Жорес входил в комиссию по вопросу о кооперативах. Он не считал этот вопрос крайне принципиальным в тот момент и исходил лишь из практических задач объединения весьма широкого, но раздробленного французского кооперативного движения с социалистами. И для этого он соглашался идти на уступки в тексте резолюции конгресса. Жорес искусно проводил свою линию против правых немецких оппортунистов и против левых. Луначарский с восхищением наблюдал, как Жорес с добродушным видом, не вступая в споры, водил всех на веревочке. Он пускал в ход самые разнообразные приемы. Так, он вдруг обратился к Вандервельде:

— Вандервельде, вы, кто так изумительно знает французский язык, не можете же вы не согласиться, что ваша формулировка не совсем французская. Я возражаю против нее только с точки зрения грамматической, Я уверен, вы согласитесь со мной, что если мы повернем фразу вот так, то это не шокирует ни одного пуриста с точки зрения французского языка.

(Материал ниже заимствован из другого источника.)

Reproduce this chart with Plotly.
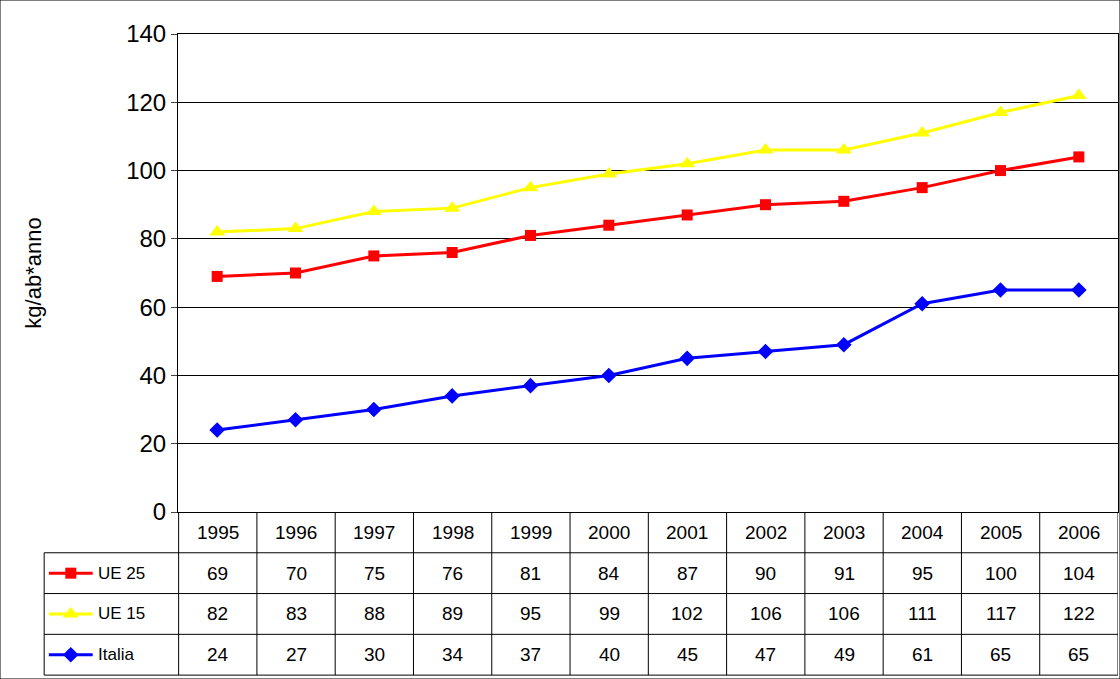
import plotly.graph_objects as go

years = [1995,1996,1997,1998,1999,2000,2001,2002,2003,2004,2005,2006]
ue25 = [69,70,75,76,81,84,87,90,91,95,100,104]
ue15 = [82,83,88,89,95,99,102,106,106,111,117,122]
italia = [24,27,30,34,37,40,45,47,49,61,65,65]
series = [("UE 25", ue25, "#FF0000", "square", 11),
          ("UE 15", ue15, "#FFFF00", "triangle-up", 14),
          ("Italia", italia, "#0000FF", "diamond", 12)]

W, H = 1120, 679
FONT = "Liberation Sans, Arial"
fig = go.Figure()
for name, vals, col, sym, ms in series:
    fig.add_trace(go.Scatter(x=years, y=vals, mode="lines+markers", name=name,
                             line=dict(color=col, width=3),
                             marker=dict(symbol=sym, size=ms, color=col), showlegend=False))

left = years[0] - 0.5 - 134/78
x_lo, x_hi = years[0] - 0.5, years[-1] + 0.5
shapes = []
for i, y in enumerate(years):
    fig.add_annotation(x=y, y=0, xref="x2", yref="y2", text=str(y), showarrow=False,
                       font=dict(family=FONT, size=19, color="black"))
    for r, s in enumerate(series):
        fig.add_annotation(x=y, y=r+1, xref="x2", yref="y2", text=str(s[1][i]), showarrow=False,
                           font=dict(family=FONT, size=19, color="black"))
for b in [i - 0.5 for i in years] + [x_hi]:
    shapes.append(dict(type="line", xref="x2", yref="y2", x0=b, x1=b, y0=-0.5, y1=3.5,
                       line=dict(color="black", width=1)))
shapes.append(dict(type="line", xref="x2", yref="y2", x0=left, x1=left, y0=0.5, y1=3.5,
                   line=dict(color="black", width=1)))
for r in [0.5, 1.5, 2.5, 3.5]:
    shapes.append(dict(type="line", xref="x2", yref="y2", x0=left, x1=x_hi, y0=r, y1=r,
                       line=dict(color="black", width=1)))

for r, (name, vals, col, sym, ms) in enumerate(series):
    fig.add_trace(go.Scatter(x=[left + 0.06, left + 0.62], y=[r+1, r+1], mode="lines",
                             line=dict(color=col, width=3), xaxis="x2", yaxis="y2",
                             showlegend=False, hoverinfo="skip"))
    fig.add_trace(go.Scatter(x=[left + 0.34], y=[r+1], mode="markers",
                             marker=dict(symbol=sym, size=ms, color=col), xaxis="x2", yaxis="y2",
                             showlegend=False, hoverinfo="skip"))
    fig.add_annotation(x=left + 0.66, y=r+1, xref="x2", yref="y2", text=name, showarrow=False,
                       xanchor="left", font=dict(family=FONT, size=17, color="black"))

shapes.append(dict(type="rect", xref="paper", yref="paper", x0=0, y0=0, x1=1, y1=1,
                   line=dict(color="black", width=1)))

fig.update_layout(
    width=W, height=H, margin=dict(l=0, r=0, t=0, b=0, autoexpand=False),
    paper_bgcolor="white", plot_bgcolor="white",
    font=dict(family=FONT, color="black"),
    xaxis=dict(domain=[178/W, 1118/W], range=[x_lo, x_hi], showticklabels=False,
               showgrid=False, zeroline=False, showline=True, linecolor="black", mirror=True, ticks=""),
    yaxis=dict(domain=[(679-512)/H, (679-34)/H], range=[0, 140], dtick=20,
               showgrid=True, gridcolor="black", gridwidth=1, zeroline=False,
               showline=True, linecolor="black", mirror=True, ticks="outside", ticklen=6,
               tickfont=dict(size=24), title=dict(text="kg/ab*anno", font=dict(size=22), standoff=78)),
    xaxis2=dict(domain=[0, 1118/W], range=[left - 44/78, x_hi], visible=False, fixedrange=True),
    yaxis2=dict(domain=[0, (679-512)/H], range=[3.5 + 4/42, -0.5], visible=False, fixedrange=True),
    shapes=shapes,
)
fig.write_html("out.html", config={"displayModeBar": False})
with open("out.html", encoding="utf-8") as f:
    html = f.read()
html = html.replace("<head>", "<head><style>html,body{margin:0;padding:0;overflow:hidden}</style>", 1)
with open("out.html", "w", encoding="utf-8") as f:
    f.write(html)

Вандервельде польщен. Ему хочется считаться классическим писателем и оратором на французском языке. Комплимент Жореса его совершенно очаровывает, и он немедленно сдается. А Жорес, не стесняясь, весело подмигивает, давая понять, как он обошел Вандервельде и провел нужный ему нюанс.

Но Ленин, подходивший крайне скрупулезно и принципиально к политическим формулам, считает, что в резолюции все же допущена ревизионистская фраза. Он вместе с одним чехом в комиссии голосует против. Но потом, посовещавшись с Гэдом, Ленин пришел к выводу, что нет основания подымать борьбу на пленарном заседании, где он голосует за резолюцию, подготовленную при решающем влиянии Жореса. Ленин писал вскоре, что «Интернационал дал правильное в основных чертах определение задач пролетарских кооперативов».

Конгресс обсуждал и проблему борьбы с войной. В комиссии об арбитраже и разоружении французских социалистов представлял Вайян. В эти годы старый коммунар решительно поддерживал Жореса, и они действовали рука об руку.